▶ Provided data
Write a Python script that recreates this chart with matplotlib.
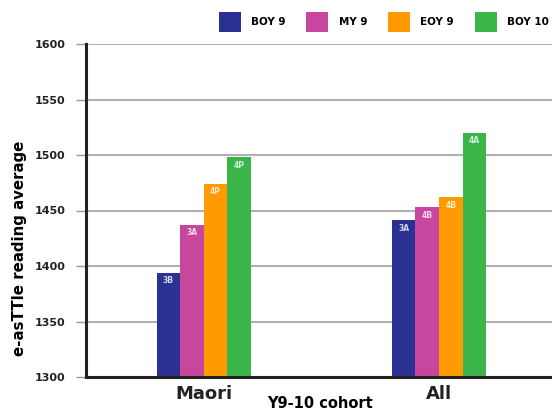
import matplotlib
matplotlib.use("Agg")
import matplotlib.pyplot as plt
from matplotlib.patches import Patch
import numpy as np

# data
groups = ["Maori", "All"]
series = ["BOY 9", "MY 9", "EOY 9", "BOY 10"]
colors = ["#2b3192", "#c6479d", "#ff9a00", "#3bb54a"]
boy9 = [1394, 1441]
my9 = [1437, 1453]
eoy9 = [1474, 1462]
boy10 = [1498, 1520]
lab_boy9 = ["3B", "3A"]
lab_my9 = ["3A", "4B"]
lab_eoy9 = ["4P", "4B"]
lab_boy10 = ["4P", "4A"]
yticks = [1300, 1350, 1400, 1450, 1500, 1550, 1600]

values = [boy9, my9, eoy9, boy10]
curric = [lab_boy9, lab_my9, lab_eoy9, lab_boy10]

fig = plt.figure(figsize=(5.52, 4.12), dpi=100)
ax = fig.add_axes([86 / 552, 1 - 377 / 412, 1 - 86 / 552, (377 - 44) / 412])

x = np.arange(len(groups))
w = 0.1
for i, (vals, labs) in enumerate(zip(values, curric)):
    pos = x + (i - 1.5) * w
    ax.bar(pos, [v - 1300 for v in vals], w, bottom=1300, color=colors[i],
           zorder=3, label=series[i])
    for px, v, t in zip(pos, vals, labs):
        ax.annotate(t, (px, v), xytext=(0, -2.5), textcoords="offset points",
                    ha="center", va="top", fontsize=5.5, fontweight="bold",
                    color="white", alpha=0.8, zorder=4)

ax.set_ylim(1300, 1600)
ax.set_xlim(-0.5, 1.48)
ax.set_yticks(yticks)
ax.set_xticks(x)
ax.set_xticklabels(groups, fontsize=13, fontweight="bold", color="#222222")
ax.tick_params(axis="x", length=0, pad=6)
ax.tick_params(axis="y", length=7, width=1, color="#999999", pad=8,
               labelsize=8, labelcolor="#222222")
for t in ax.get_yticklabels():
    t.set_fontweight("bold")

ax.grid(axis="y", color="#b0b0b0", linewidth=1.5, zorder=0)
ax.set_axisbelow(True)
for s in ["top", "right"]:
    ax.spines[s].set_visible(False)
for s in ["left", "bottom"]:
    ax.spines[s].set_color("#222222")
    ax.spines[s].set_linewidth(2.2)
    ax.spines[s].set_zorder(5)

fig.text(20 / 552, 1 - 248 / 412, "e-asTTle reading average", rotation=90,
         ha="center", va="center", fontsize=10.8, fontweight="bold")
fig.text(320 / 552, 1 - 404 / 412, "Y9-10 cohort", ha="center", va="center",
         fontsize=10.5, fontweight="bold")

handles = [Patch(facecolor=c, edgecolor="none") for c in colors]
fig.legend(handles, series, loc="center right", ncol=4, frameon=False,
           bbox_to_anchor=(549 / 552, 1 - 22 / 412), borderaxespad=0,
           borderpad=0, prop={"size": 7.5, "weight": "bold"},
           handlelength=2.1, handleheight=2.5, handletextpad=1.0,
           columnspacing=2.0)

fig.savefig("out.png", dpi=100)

▶ Task description
Give again, word for word, every line from the top of the data above to the line holding "curric = [lab_boy9, lab_my9, lab_eoy9, lab_boy10]", inclusive, with the pictures left out.

▶ The output
Write a Python script that recreates this chart with matplotlib.
import matplotlib
matplotlib.use("Agg")
import matplotlib.pyplot as plt
from matplotlib.patches import Patch
import numpy as np

# data
groups = ["Maori", "All"]
series = ["BOY 9", "MY 9", "EOY 9", "BOY 10"]
colors = ["#2b3192", "#c6479d", "#ff9a00", "#3bb54a"]
boy9 = [1394, 1441]
my9 = [1437, 1453]
eoy9 = [1474, 1462]
boy10 = [1498, 1520]
lab_boy9 = ["3B", "3A"]
lab_my9 = ["3A", "4B"]
lab_eoy9 = ["4P", "4B"]
lab_boy10 = ["4P", "4A"]
yticks = [1300, 1350, 1400, 1450, 1500, 1550, 1600]

values = [boy9, my9, eoy9, boy10]
curric = [lab_boy9, lab_my9, lab_eoy9, lab_boy10]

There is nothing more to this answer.